Japan is considering allowing more foreigners to work in the manufacturing industry under a new system aimed at opening the country's labor market to blue-collar workers from abroad, government sources said Friday.

The idea has emerged as the government is devising a new residential status to accept more foreign workers in Japan amid the shrinking working-age population. The government is aiming to start operating the new system in April 2019.

The system was initially supposed to cover five industries -- agriculture, construction, lodging, nursing and shipbuilding -- but the sources said small businesses engaging in metal processing may be added to the list as they are also facing a serious labor shortage.

The government is also looking to expand the scope to include other manufacturers as well as the fisheries and food-processing industries, according to the sources.

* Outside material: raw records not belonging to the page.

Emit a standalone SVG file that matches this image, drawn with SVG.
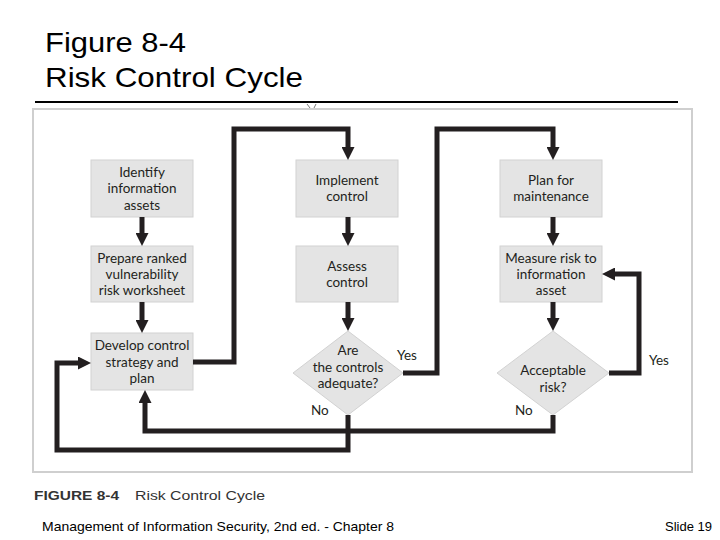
<svg xmlns="http://www.w3.org/2000/svg" width="720" height="540" viewBox="0 0 720 540">
<style>
.title{font-family:"Liberation Sans",Arial,sans-serif;font-size:28px;fill:#000}
.box{fill:#e4e4e4;stroke:#d2d2d2;stroke-width:1}
.t{font-family:Lato,"Open Sans",sans-serif;font-size:13.5px;fill:#231f20;text-anchor:middle}
.lbl{font-family:Lato,"Open Sans",sans-serif;font-size:13.5px;fill:#231f20}
.c{fill:none;stroke:#231f20;stroke-width:5;stroke-linejoin:miter}
.cap{font-family:"Liberation Sans",Arial,sans-serif;font-size:13px;fill:#333}
.foot{font-family:"Liberation Sans",Arial,sans-serif;font-size:13px;fill:#000}
</style>
<defs>
<marker id="ah" markerUnits="userSpaceOnUse" markerWidth="13" markerHeight="13" refX="0" refY="6.5" orient="auto">
<path d="M0,0 L13,6.5 L0,13 z" fill="#231f20"/>
</marker>
</defs>
<rect width="720" height="540" fill="#fff"/>
<text class="title" x="45" y="52" textLength="141" lengthAdjust="spacingAndGlyphs">Figure 8-4</text>
<text class="title" x="45" y="87" textLength="258" lengthAdjust="spacingAndGlyphs">Risk Control Cycle</text>
<line x1="35" y1="102" x2="678" y2="102" stroke="#000" stroke-width="2"/>
<rect x="33" y="109" width="659" height="363" fill="#fff" stroke="#cfcfcf" stroke-width="2"/>
<path d="M307,104 L310,108 M314,108 L316,104" stroke="#555" stroke-width="0.8" fill="none"/>

<g id="n-identify"><rect class="box" x="91" y="160" width="102" height="57"/>
<text class="t" x="142" y="177">Identify</text><text class="t" x="142" y="193">information</text><text class="t" x="142" y="210">assets</text></g>
<g id="n-prepare"><rect class="box" x="91" y="246" width="102" height="56"/>
<text class="t" x="142" y="263">Prepare ranked</text><text class="t" x="142" y="279">vulnerability</text><text class="t" x="142" y="295">risk worksheet</text></g>
<g id="n-develop"><rect class="box" x="91" y="333" width="102" height="57"/>
<text class="t" x="142" y="350">Develop control</text><text class="t" x="142" y="367">strategy and</text><text class="t" x="142" y="383">plan</text></g>
<g id="n-implement"><rect class="box" x="296" y="160" width="102" height="57"/>
<text class="t" x="347" y="185">Implement</text><text class="t" x="347" y="201">control</text></g>
<g id="n-assess"><rect class="box" x="296" y="246" width="102" height="56"/>
<text class="t" x="347" y="271">Assess</text><text class="t" x="347" y="287">control</text></g>
<g id="n-adequate"><polygon class="box" points="348,331 403,373 348,415 293,373"/>
<text class="t" x="348" y="355">Are</text><text class="t" x="348" y="372">the controls</text><text class="t" x="348" y="388">adequate?</text></g>
<g id="n-plan"><rect class="box" x="500" y="160" width="102" height="57"/>
<text class="t" x="551" y="185">Plan for</text><text class="t" x="551" y="201">maintenance</text></g>
<g id="n-measure"><rect class="box" x="500" y="246" width="102" height="56"/>
<text class="t" x="551" y="263">Measure risk to</text><text class="t" x="551" y="279">information</text><text class="t" x="551" y="295">asset</text></g>
<g id="n-acceptable"><polygon class="box" points="553,331 609,373 553,415 497,373"/>
<text class="t" x="553" y="375">Acceptable</text><text class="t" x="553" y="392">risk?</text></g>

<g id="connectors">
<path class="c" d="M142,217 V233" marker-end="url(#ah)"/>
<path class="c" d="M142,302 V320" marker-end="url(#ah)"/>
<path class="c" d="M193,362 H234 V129 H348 V147" marker-end="url(#ah)"/>
<path class="c" d="M348,217 V233" marker-end="url(#ah)"/>
<path class="c" d="M348,302 V318" marker-end="url(#ah)"/>
<path class="c" d="M403,373 H437 V129 H553 V147" marker-end="url(#ah)"/>
<path class="c" d="M553,217 V233" marker-end="url(#ah)"/>
<path class="c" d="M553,302 V318" marker-end="url(#ah)"/>
<path class="c" d="M609,373 H639 V274 H615" marker-end="url(#ah)"/>
<path class="c" d="M553,415 V431 H145 V403" marker-end="url(#ah)"/>
<path class="c" d="M348,415 V450 H57 V363 H78" marker-end="url(#ah)"/>
</g>
<text class="lbl" x="397" y="360">Yes</text>
<text class="lbl" x="311" y="415">No</text>
<text class="lbl" x="649" y="365">Yes</text>
<text class="lbl" x="515" y="415">No</text>

<text class="cap" x="34" y="500" font-weight="bold" textLength="85" lengthAdjust="spacingAndGlyphs">FIGURE 8-4</text>
<text class="cap" x="135" y="500" textLength="130" lengthAdjust="spacingAndGlyphs">Risk Control Cycle</text>
<text class="foot" x="42" y="531" textLength="352" lengthAdjust="spacingAndGlyphs">Management of Information Security, 2nd ed. - Chapter 8</text>
<text class="foot" x="712" y="531" text-anchor="end">Slide 19</text>
</svg>
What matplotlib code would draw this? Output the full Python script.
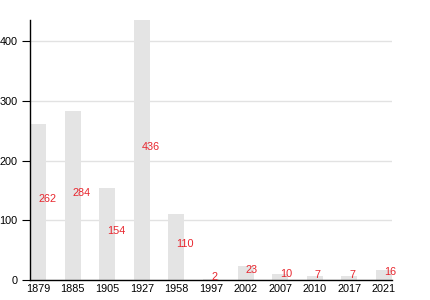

The Economy, Trade and Industry Ministry plans to listen to the views of industry groups to work out further details, they said.

Japan, known for its strict immigration policy, has so far accepted only highly skilled workers, such as researchers and interpreters.

But many foreigners are working part-time at restaurants and convenience stores with the residential status of "student." Some laborers in the construction and manufacturing industries are foreigners who have received the status of "technical interns" under a training program for those from developing countries.

The government plans to give the new residential status to foreigners who pass examinations on their proficiency in the relevant field and Japanese language.

With concerns lingering that the new system may lead to an influx of immigrants, the government said in June when it decided to create the new system that it plans to set a five-year limit for the stay and will basically bar foreign workers from bringing family members with them.

Foreigners who have stayed in Japan under the country's technical training program will be exempted from the examinations and can extend their stay to 10 years from the current maximum five years.

The number of foreigners working in Japan reached a record 1.28 million as of last October, according to the Health, Labor and Welfare Ministry.